Competing Cultures In a Search for Self

AHDAF SOUEIF'S novel "In the Eye of the Sun," a stunning American debut by an Egyptian woman, is the story of the writer's fictional alter ego, Asya al-Ulama, and her search for an authentic identity.

Caught in a web of family duties in Cairo, academic studies in England, an unhappy long-distance marriage to her Anglophile husband, Saif, and a lingering infidelity with Gerald, Asya tries to see the way clear of everyone else's demands and learn simply to be her own person.

Soueif's bipolar plotting between England and Egypt and the sights of Saif and Gerald exposing Asya's raw Arab nerves in the cozy north country cottage where much of the story unfolds create an atmosphere both familiar and exotic.
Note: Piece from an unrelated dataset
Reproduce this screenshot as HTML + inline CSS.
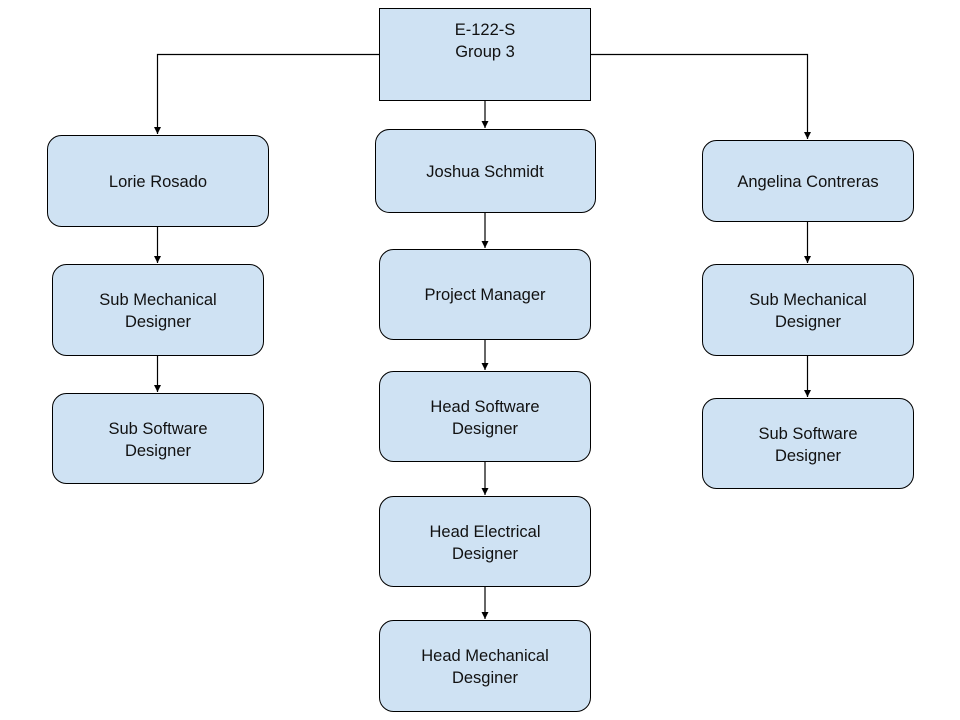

Asya loves English literature, yet English is the language of her chief tormentors, as it is of the foreign powers that tormented her country.

While in London, she sees the grand facades of Whitehall and is racked by what they symbolize. "Built of course on Egyptian cotton and debt ... on centuries of adventure and exploitation ending in the division of the Arab World and the creation of the state of Israel etc. etc. etc. Why then does she not find it in her heart to feel resentment or bitterness or anything but admiration for and pleasure in the beauty, the graciousness, the harmony of this scene? Is it because ... this magnificence is only a - monument, rather like the great temples of Abu Simbel and Deir Bahari?"

This mix of feminist complaint and anticolonial critique, filtered through Asya's highly self-conscious use of English as a second language, gives her story its special resonance. But Soueif is too honest and, teasingly, perhaps too autobiographical to pin all responsibility for her heroine's unhappiness on the other sex or the other country.

Asya too is at fault, partly for her willfully intellectual responses to the very things that once made her giddy with uncensored enthusiasm and partly for a stubborn need to prove other people wrong in their assumptions about her.

The author makes effective use of verite-style editing techniques, splicing external texts into her narrative as a kind of real life counterpoint to a fictional world.

News items lifted from Arab papers during the Six-Day War, Black September, and Camp David - showing in retrospect the deceit and duplicity of presidents, prime ministers, and kings - parallel the moments Asya is treated badly by the men in her life. In one scene, Asya plays an ironic Egyptian protest song for some smug British friends and provides a verse-by-verse translation from Arabic into English but finds it difficult to explain the veiled meaning beneath the simple lyrics.

Asya's story is a kind of self-excavation in which she seeks for herself what she finds in the face of a recently unearthed pharaonic statue she stumbles upon in Egypt: "[t]he composure, the serenity ... [telling] of someone who had known who she was ... delivered back into the sunlight still in complete possession of herself - of her pride, and of her small, subtle smile."